**The problem:**
Without including the pictures, copy out every line below.
- - - - - - -
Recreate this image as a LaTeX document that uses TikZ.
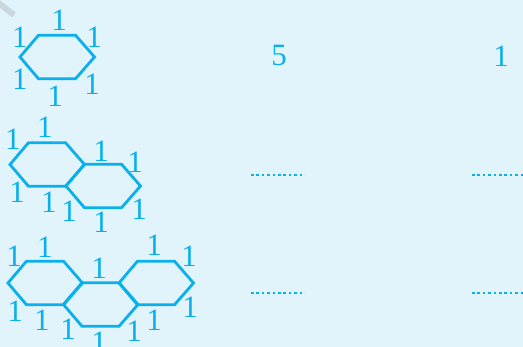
\documentclass[tikz,border=0pt]{standalone}
\usepackage{fontspec}
\setmainfont{Liberation Serif}
\definecolor{bgblue}{HTML}{E1F3FB}
\definecolor{cyanline}{HTML}{0AB0EC}
\definecolor{wmgray}{HTML}{C9D6DC}
\begin{document}
\begin{tikzpicture}[x=1pt,y=-1pt,
  lab/.style={inner sep=0pt,text=cyanline,font=\fontsize{31}{31}\selectfont},
  hexline/.style={draw=cyanline,line width=2.8pt,line join=miter},
  dotline/.style={draw=cyanline,line width=2.8pt,dash pattern=on 2.6pt off 2.8pt},
  hexpic/.pic={\draw[hexline] (0,0) -- (18.5,-21.8) -- (55.5,-21.8) -- (74.5,0) -- (55.5,21.8) -- (18.5,21.8) -- cycle;}
]
\useasboundingbox (0,0) rectangle (523,347);
\fill[bgblue] (0,0) rectangle (523,347);
\draw[wmgray,line width=6pt] (-4,1) -- (14,15);
% row 1
\pic at (20,57) {hexpic};
\node[lab] (a1) at (59,20) {1};
\node[lab] (a2) at (20,37) {1};
\node[lab] (a3) at (94,37) {1};
\node[lab] (a4) at (20,79) {1};
\node[lab] (a5) at (92,84) {1};
\node[lab] (a6) at (55,96) {1};
\node[lab] (r1a) at (279,56) {5};
\node[lab] (r1b) at (501,56) {1};
% row 2
\pic at (10,164.5) {hexpic};
\pic at (66,186) {hexpic};
\node[lab] (b1) at (13,139) {1};
\node[lab] (b2) at (45,127) {1};
\node[lab] (b3) at (101,151) {1};
\node[lab] (b4) at (135,162) {1};
\node[lab] (b5) at (17,192) {1};
\node[lab] (b6) at (49,202) {1};
\node[lab] (b7) at (69,211) {1};
\node[lab] (b8) at (139,209) {1};
\node[lab] (b9) at (101,222) {1};
\draw[dotline] (251,175) -- (305,175);
\draw[dotline] (472,175) -- (525,175);
% row 3
\pic at (8,283) {hexpic};
\pic at (63.5,304.5) {hexpic};
\pic at (119,283) {hexpic};
\node[lab] (c1) at (14,256) {1};
\node[lab] (c2) at (45,247) {1};
\node[lab] (c3) at (99,268) {1};
\node[lab] (c4) at (154,245) {1};
\node[lab] (c5) at (189,256) {1};
\node[lab] (c6) at (15,311) {1};
\node[lab] (c7) at (42,320) {1};
\node[lab] (c8) at (68,329) {1};
\node[lab] (c9) at (99,342) {1};
\node[lab] (c10) at (134,331) {1};
\node[lab] (c11) at (154,320) {1};
\node[lab] (c12) at (190,307) {1};
\draw[dotline] (251,293) -- (305,293);
\draw[dotline] (472,293) -- (525,293);
\end{tikzpicture}
\end{document}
- - - - - - -
**The completed task:**
Recreate this image as a LaTeX document that uses TikZ.
\documentclass[tikz,border=0pt]{standalone}
\usepackage{fontspec}
\setmainfont{Liberation Serif}
\definecolor{bgblue}{HTML}{E1F3FB}
\definecolor{cyanline}{HTML}{0AB0EC}
\definecolor{wmgray}{HTML}{C9D6DC}
\begin{document}
\begin{tikzpicture}[x=1pt,y=-1pt,
  lab/.style={inner sep=0pt,text=cyanline,font=\fontsize{31}{31}\selectfont},
  hexline/.style={draw=cyanline,line width=2.8pt,line join=miter},
  dotline/.style={draw=cyanline,line width=2.8pt,dash pattern=on 2.6pt off 2.8pt},
  hexpic/.pic={\draw[hexline] (0,0) -- (18.5,-21.8) -- (55.5,-21.8) -- (74.5,0) -- (55.5,21.8) -- (18.5,21.8) -- cycle;}
]
\useasboundingbox (0,0) rectangle (523,347);
\fill[bgblue] (0,0) rectangle (523,347);
\draw[wmgray,line width=6pt] (-4,1) -- (14,15);
% row 1
\pic at (20,57) {hexpic};
\node[lab] (a1) at (59,20) {1};
\node[lab] (a2) at (20,37) {1};
\node[lab] (a3) at (94,37) {1};
\node[lab] (a4) at (20,79) {1};
\node[lab] (a5) at (92,84) {1};
\node[lab] (a6) at (55,96) {1};
\node[lab] (r1a) at (279,56) {5};
\node[lab] (r1b) at (501,56) {1};
% row 2
\pic at (10,164.5) {hexpic};
\pic at (66,186) {hexpic};
\node[lab] (b1) at (13,139) {1};
\node[lab] (b2) at (45,127) {1};
\node[lab] (b3) at (101,151) {1};
\node[lab] (b4) at (135,162) {1};
\node[lab] (b5) at (17,192) {1};
\node[lab] (b6) at (49,202) {1};
\node[lab] (b7) at (69,211) {1};
\node[lab] (b8) at (139,209) {1};
\node[lab] (b9) at (101,222) {1};
\draw[dotline] (251,175) -- (305,175);
\draw[dotline] (472,175) -- (525,175);
% row 3
\pic at (8,283) {hexpic};
\pic at (63.5,304.5) {hexpic};
\pic at (119,283) {hexpic};
\node[lab] (c1) at (14,256) {1};
\node[lab] (c2) at (45,247) {1};
\node[lab] (c3) at (99,268) {1};
\node[lab] (c4) at (154,245) {1};
\node[lab] (c5) at (189,256) {1};
\node[lab] (c6) at (15,311) {1};
\node[lab] (c7) at (42,320) {1};
\node[lab] (c8) at (68,329) {1};
\node[lab] (c9) at (99,342) {1};
\node[lab] (c10) at (134,331) {1};
\node[lab] (c11) at (154,320) {1};
\node[lab] (c12) at (190,307) {1};
\draw[dotline] (251,293) -- (305,293);
\draw[dotline] (472,293) -- (525,293);
\end{tikzpicture}
\end{document}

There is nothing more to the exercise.